Authors: Morteza Karimzadeh*, Ohio State University, Alan M. MacEachren, Pennsylvania State University, Scott Pezonowski, Pennsylvania State University
Topics: Geographic Information Science and Systems, Cyberinfrastructure
Keywords: geographic information retrieval, geoparsing, toponym resolution, place name disambiguation , named entity recognition
Session Type: Paper
Start / End Time: 1:20 PM / 3:00 PM
Room: Grand Ballroom A, Astor, 2nd Floor
Presentation File: No File Uploaded
Geoparsing is defined as the process of automatically recognizing and resolving place names in unstructured text to toponyms with a unique identifier and geographic coordinates.
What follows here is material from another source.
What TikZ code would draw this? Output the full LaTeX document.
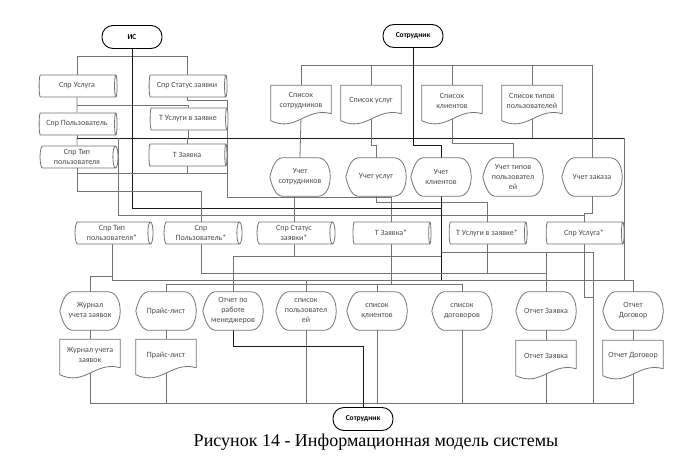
\documentclass[tikz,border=0pt]{standalone}
\usepackage{fontspec}
\setmainfont{Carlito}
\newfontfamily\capfont{Liberation Serif}
\usetikzlibrary{shapes.geometric,positioning,calc}
\pgfdeclarelayer{wires}
\pgfdeclarelayer{outl}
\pgfsetlayers{wires,outl,main}

\tikzset{
  lin/.style={draw=black!55, line width=0.8pt},
  dark/.style={draw=black!90, line width=0.9pt},
  txt/.style={font=\fontsize{8}{10}\selectfont, text=black!70, align=center, inner sep=1pt},
  term/.style={draw, line width=0.9pt, rounded corners=11pt, fill=white, minimum width=60pt, minimum height=23pt, font=\fontsize{7.5}{9}\selectfont\bfseries},
  db/.style={txt, cylinder, draw=black!55, line width=0.8pt, fill=white, shape aspect=0.3, minimum width=22pt, minimum height=78pt},
  disp/.style={txt, minimum width=60pt, minimum height=38pt},
  doc/.style={txt, minimum width=60pt, minimum height=31pt}
}

\begin{document}
\begin{tikzpicture}[x=1pt,y=-1pt,on grid]
  \useasboundingbox (0,0) rectangle (678,460);
  % terminals
  \node[term] (is) at (132,37) {ИС};
  \node[term] (sotr) at (413,36) {Сотрудник};
  \node[term] (sotrB) at (363,419) {Сотрудник};
  % tables IS
  \node[db] (sprUsl) at (77,86) {Спр Услуга};
  \node[db] (sprStat) [right=110pt of sprUsl] {Спр Статус заявки};
  \node[db] (sprPolz) [below=38pt of sprUsl] {Спр Пользователь};
  \node[db] (tUslZ) at (188,119) {Т Услуги в заявке};
  \node[db] (sprTip) [below=33pt of sprPolz] {Спр Тип\\пользователя};
  \node[db] (tZayav) at (187,155) {Т Заявка};
  % lists
  \node[doc] (spSotr) at (301,101) {Список\\сотрудников};
  \node[doc] (spUsl) [right=70pt of spSotr] {Список услуг};
  \node[doc] (spKl) [right=81pt of spUsl] {Список\\клиентов};
  \node[doc] (spTip) [right=80pt of spKl] {Список типов\\пользователей};
  % processes
  \node[disp] (uSotr) at (300,177) {Учет\\сотрудников};
  \node[disp] (uUsl) [right=76pt of uSotr] {Учет услуг};
  \node[disp] (uKl) [right=65pt of uUsl] {Учет\\клиентов};
  \node[disp] (uTip) [right=72pt of uKl] {Учет типов\\пользовател\\ей};
  \node[disp] (uZak) [right=79pt of uTip] {Учет заказа};
  % tables *
  \node[db] (sprTip2) at (112,233) {Спр Тип\\пользователя*};
  \node[db] (sprPolz2) [right=89pt of sprTip2] {Спр\\Пользователь*};
  \node[db] (sprStat2) [right=93pt of sprPolz2] {Спр Статус\\заявки*};
  \node[db] (tZayav2) [right=97pt of sprStat2] {Т Заявка*};
  \node[db] (tUslZ2) [right=96pt of tZayav2] {Т Услуги в заявке*};
  \node[db] (sprUsl2) [right=97pt of tUslZ2] {Спр Услуга*};
  % reports
  \node[disp] (zhur) at (90,311) {Журнал\\учета заявок};
  \node[disp] (prais) [right=76pt of zhur] {Прайс-лист};
  \node[disp] (otchMen) [right=67pt of prais] {Отчет по\\работе\\менеджеров};
  \node[disp] (spPolz) [right=73pt of otchMen] {список\\пользовател\\ей};
  \node[disp] (spKlient) [right=71pt of spPolz] {список\\клиентов};
  \node[disp] (spDog) [right=85pt of spKlient] {список\\договоров};
  \node[disp] (otchZ) [right=84pt of spDog] {Отчет Заявка};
  \node[disp] (otchD) [right=87pt of otchZ] {Отчет\\Договор};
  % printed
  \node[doc] (dZhur) [below=44pt of zhur] {Журнал учета\\заявок};
  \node[doc] (dPrais) [below=44pt of prais] {Прайс-лист};
  \node[doc] (dOtchZ) [below=45pt of otchZ] {Отчет Заявка};
  \node[doc] (dOtchD) [below=45pt of otchD] {Отчет Договор};
  \node[font=\capfont\fontsize{18}{21}\selectfont] (cap) at (376,442) {Рисунок 14 - Информационная модель системы};

  \coordinate (busW) at (77,138);
  \coordinate (busE) at (624,138);
  \coordinate (j118) at (118,138);
  \coordinate (hA) at (77,173);
  \coordinate (hB) at (227,173);
  \coordinate (sw1) at (227,197);
  \coordinate (b280) at (633,280);
  \coordinate (b256) at (441,256);
  \coordinate (b252) at (593,252);
  \coordinate (b284) at (462,284);
  \coordinate (b274) at ($(otchZ.north)+(0,-18)$);
  \coordinate (bot) at (633,403);

  \begin{pgfonlayer}{outl}
    \foreach \n in {uSotr,uUsl,uKl,uTip,uZak,zhur,prais,otchMen,spPolz,spKlient,spDog,otchZ,otchD}
      \filldraw[lin,fill=white] ($(\n.north west)+(12,0)$) -- ($(\n.north east)+(-12,0)$)
        .. controls ($(\n.north east)+(4,0)$) and ($(\n.south east)+(4,0)$) .. ($(\n.south east)+(-12,0)$)
        -- ($(\n.south west)+(12,0)$)
        .. controls ($(\n.south west)+(5,-1)$) and ($(\n.west)+(2,8)$) .. (\n.west)
        .. controls ($(\n.west)+(2,-8)$) and ($(\n.north west)+(5,1)$) .. cycle;
    \foreach \n in {spSotr,spUsl,spKl,spTip,dZhur,dPrais,dOtchZ,dOtchD}
      \filldraw[lin,fill=white] (\n.north west) -- (\n.north east) -- ($(\n.south east)+(0,-3)$)
        .. controls ($(\n.south east)+(-25,-10)$) and ($(\n.south west)+(25,16)$) .. ($(\n.south west)+(0,4)$) -- cycle;
  \end{pgfonlayer}

  \begin{pgfonlayer}{wires}
    % IS block
    \draw[lin] (sprUsl.north) -- ++(0,-18) -| (sprStat.north);
    \draw[lin] (sprUsl.south) -- (sprPolz.north);
    \draw[lin] ($(sprUsl.south)+(0,8)$) -| (tUslZ.north);
    \draw[lin] (sprStat.south) -- ++(0,3) -| (sw1) -| (tZayav2.north);
    \draw[dark] (is.south) |- ($(uKl.south)+(0,12)$);
    \draw[dark] (busW) -- (busE);
    \draw[lin] (sprPolz.south) -- (sprPolz.south |- busW);
    \draw[lin] (tUslZ.south) -- (tUslZ.south |- busW);
    \draw[lin] (tZayav.north) -- (tZayav.north |- busW);
    \draw[lin] (busW) -- (sprTip.north);
    \draw[lin] (sprTip.south) |- ($(sprPolz2.north)+(0,-30)$) -| (sprPolz2.north);
    \draw[lin] (j118) |- ($(sprUsl2.north)+(0,-6)$) -- (sprUsl2.north);
    \draw[lin] (hA) -- (hB);
    \draw[lin] (tZayav.south) -- (tZayav.south |- hA);
    % staff lists
    \draw[lin] (spSotr.north) -- ++(0,-20) -| (uZak.north);
    \draw[lin] (spUsl.north) -- ++(0,-20);
    \draw[lin] (spKl.north) -- ++(0,-20);
    \draw[lin] (spTip.north) -- ++(0,-20);
    \draw[lin] (spSotr.south) -- (uSotr.north);
    \draw[lin] (spUsl.south) |- ($(uUsl.north)+(0,-12)$) -- (uUsl.north);
    \draw[lin] (spKl.south) |- ($(uTip.north)+(0,-14)$) -- (uTip.north);
    \draw[lin] (spTip.south) -- (spTip.south |- busW);
    \draw[dark] (sotr.south) |- ($(uKl.north)+(0,-12)$) -- (uKl.north);
    \draw[lin] (busE) |- (b280) -- (otchD.north);
    % processes to tables
    \draw[lin] (uSotr.south -| sprStat2.north) -- (sprStat2.north);
    \draw[lin] (uUsl.south) |- ($(tUslZ2.north)+(0,-19)$) -- (tUslZ2.north);
    \draw[dark] (uKl.south) -- (uKl.south |- b280);
    \draw[lin] (uZak.south) -- ++(0,17) -| (sprUsl2.north);
    % tables to reports
    \draw[lin] (sprTip2.south) |- (b280);
    \draw[lin] (sprTip2.south) |- ($(zhur.north)+(0,-15)$) -- (zhur.north);
    \draw[lin] (sprPolz2.south) |- (b274) -- (otchZ.north);
    \draw[lin] (sprStat2.south) |- (b256);
    \draw[lin] (otchMen.north) |- (b256);
    \draw[lin] (uKl.south |- b252) -- (b252);
    \draw[lin] (otchZ.north |- b252) -- (b274);
    \draw[lin] (prais.north) |- (b284) -- (spDog.north);
    \draw[lin] (tZayav2.south) -- (tZayav2.south |- b284);
    \draw[lin] (spKlient.north) -- (spKlient.north |- b284);
    \draw[lin] (tUslZ2.south) -- (tUslZ2.south |- b274);
    \draw[lin] (spPolz.north) -- (spPolz.north |- b280);
    \draw[lin] (sprUsl2.south) |- ($(b252)+(0,45)$);
    % bottom
    \draw[lin] (zhur.south) -- (dZhur.north);
    \draw[lin] (prais.south) -- (dPrais.north);
    \draw[lin] (otchZ.south) -- (dOtchZ.north);
    \draw[lin] (otchD.south) -- (dOtchD.north);
    \draw[lin] (dZhur.south) |- (bot) -- (dOtchD.south);
    \draw[lin] (b252) -- (b252 |- bot);
    \draw[lin] (dPrais.south) -- (dPrais.south |- bot);
    \draw[lin] (spPolz.south) -- (spPolz.south |- bot);
    \draw[lin] (spKlient.south) -- (spKlient.south |- bot);
    \draw[lin] (spDog.south) -- (spDog.south |- bot);
    \draw[lin] (dOtchZ.south) -- (dOtchZ.south |- bot);
    \draw[dark] (sotrB.north) |- ($(otchMen.south)+(0,16)$) -- (otchMen.south);
  \end{pgfonlayer}
\end{tikzpicture}
\end{document}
Performant geoparsing is key in enabling unstructured text as a reliable data source in Geographic Information Systems. Further, extracted toponyms can be used in Geographic Information Retrieval (GIR), exploratory as well as computational analysis of location information embedded in text. Geoparsing is usually performed in two consecutive stages: (1) Place name identification, also known as toponym recognition, in which Named Entity Recognition (NER) algorithms or models are used to identify places names in text; and (2) place name disambiguation, also known as toponym resolution (TR), in which each of the place names mentioned in text are resolved (mapped) to one (or more) of several candidate toponyms. In this paper, we present GeoTxt, a scalable geoparsing system, and use a corpus of manually geo-annotated tweets to evaluate its toponym recognition. We compare the performance of five different state-of-the-art rule-based and machine learning-based Named Entity Recognition algorithms and models implemented in open-source packages. We also present a scalable toponym resolution method based on an inverted index, and discuss future research in enabling performant and scalable geoparsing systems.